In my experience/observation (both real and fictional) the only child/single parent bond is so inexorable it's hard to fully comprehend. Few other things will bind two people together in such a way.
Like many familial relationships, it's full of a thousand little hurts that will probably never get brought up again. Sometimes you let the relationship go by the wayside in pursuit of your own life goals because you take it for granted that family will always be around. But there's a unique flavor to it.
Deep down inside you there's an awareness that it's Just The Two Of You. For the child, it may have been just the two of you from your very earliest memories. Sure, you know other people. There are extended family and friends and maybe the parent has a romantic partner or two. But at the end of the day, in your home, in your hearts (something you carry with you no matter where you go) the two of you are all you have and all you feel you can really depend on.

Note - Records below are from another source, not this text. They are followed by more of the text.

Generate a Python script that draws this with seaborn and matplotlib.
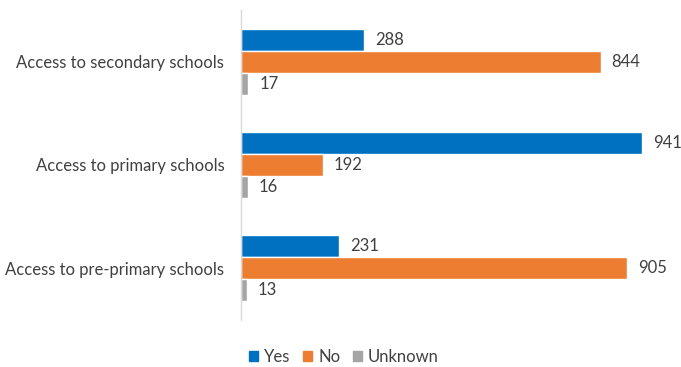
import pandas as pd
import matplotlib.pyplot as plt
import seaborn as sns

# Dữ liệu
categories = ["Access to secondary schools", "Access to primary schools", "Access to pre-primary schools"]
answers = ["Yes", "No", "Unknown"]
yes_vals = [288, 941, 231]
no_vals = [844, 192, 905]
unknown_vals = [17, 16, 13]
colors = ["#0070C0", "#ED7D31", "#A5A5A5"]

rows = []
for i, cat in enumerate(categories):
    rows.append({"category": cat, "answer": "Yes", "count": yes_vals[i]})
    rows.append({"category": cat, "answer": "No", "count": no_vals[i]})
    rows.append({"category": cat, "answer": "Unknown", "count": unknown_vals[i]})
df = pd.DataFrame(rows)

sns.set_style("white")
plt.rcParams['font.family'] = ['Lato', 'DejaVu Sans']

fig = plt.figure(figsize=(6.81, 3.67), dpi=100)
ax = fig.add_axes([241 / 681, 1 - 320 / 367, 426 / 681, 310 / 367])

sns.barplot(data=df, y="category", x="count", hue="answer", order=categories,
            hue_order=answers, palette=colors, orient="h", width=0.64,
            saturation=1, gap=0, ax=ax, legend=False)

for cont in ax.containers:
    ax.bar_label(cont, padding=8, fontsize=12, color="#404040")

ax.set_xlim(0, 1000)
ax.set_ylim(2.5, -0.5)
ax.set_xlabel("")
ax.set_ylabel("")
ax.set_xticks([])
ax.tick_params(axis="y", length=0, pad=12, labelsize=12, labelcolor="#404040")
for s in ["top", "right", "bottom"]:
    ax.spines[s].set_visible(False)
ax.spines["left"].set_color("#D9D9D9")
ax.spines["left"].set_linewidth(1)

handles = [plt.Rectangle((0, 0), 1, 1, color=c) for c in colors]
fig.legend(handles, answers, loc="lower center", bbox_to_anchor=(0.505, -0.035), ncol=3,
           frameon=False, handlelength=0.55, handleheight=0.55, handletextpad=0.35,
           columnspacing=0.75, fontsize=12, labelcolor="#404040")

fig.savefig("out.png", dpi=100)
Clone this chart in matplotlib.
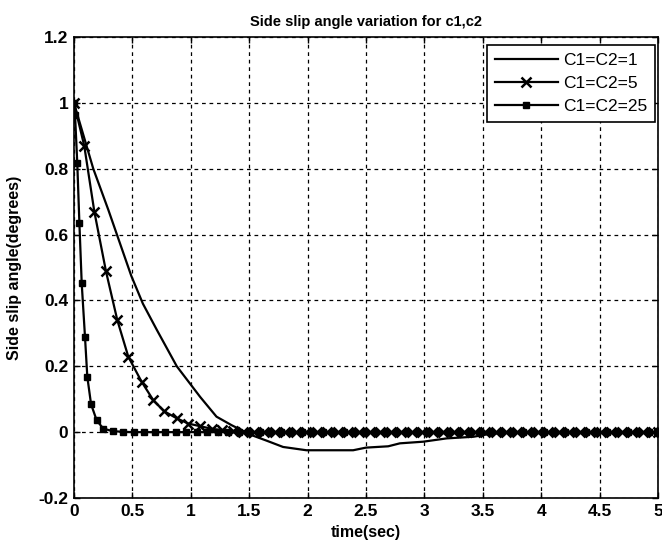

A world in which the two of you aren't together is almost impossible to picture and you don't want to try, even in the moments you wish you could just get away from each other. Being an only child separated from a single parent for the first time ‐ even on normal and amicable terms like when you move out on your own - makes you realize, again and again, how many ways your parent has influenced you. The things you say that you heard from them first, the habits, the opinions. You love them, but sometimes it feels like they still... OWN you, even though you are your own person. Sometimes that frightens you, but the alternative is even more frightening.
Like all love, it'll make you behave selfishly and irrationally at times.
And it'll really make you DEFENSIVE.
If you're Harry Osborn and complain a bit about your dad being a dickhead while deep down wondering if he really even cares about you, that's one thing. But if anyone says a word against him in your presence you have to backtrack. You have to argue in his defense because he's all you have and you're all he has. Loss would unbearable.
Look, guys. It has been years since Harry and Norman Osborn have gotten along or been able to really enjoy each other's company, if they ever could. But if anything happened to the other they would kill everyone in this room and then themselves, do you understand what I'm saying?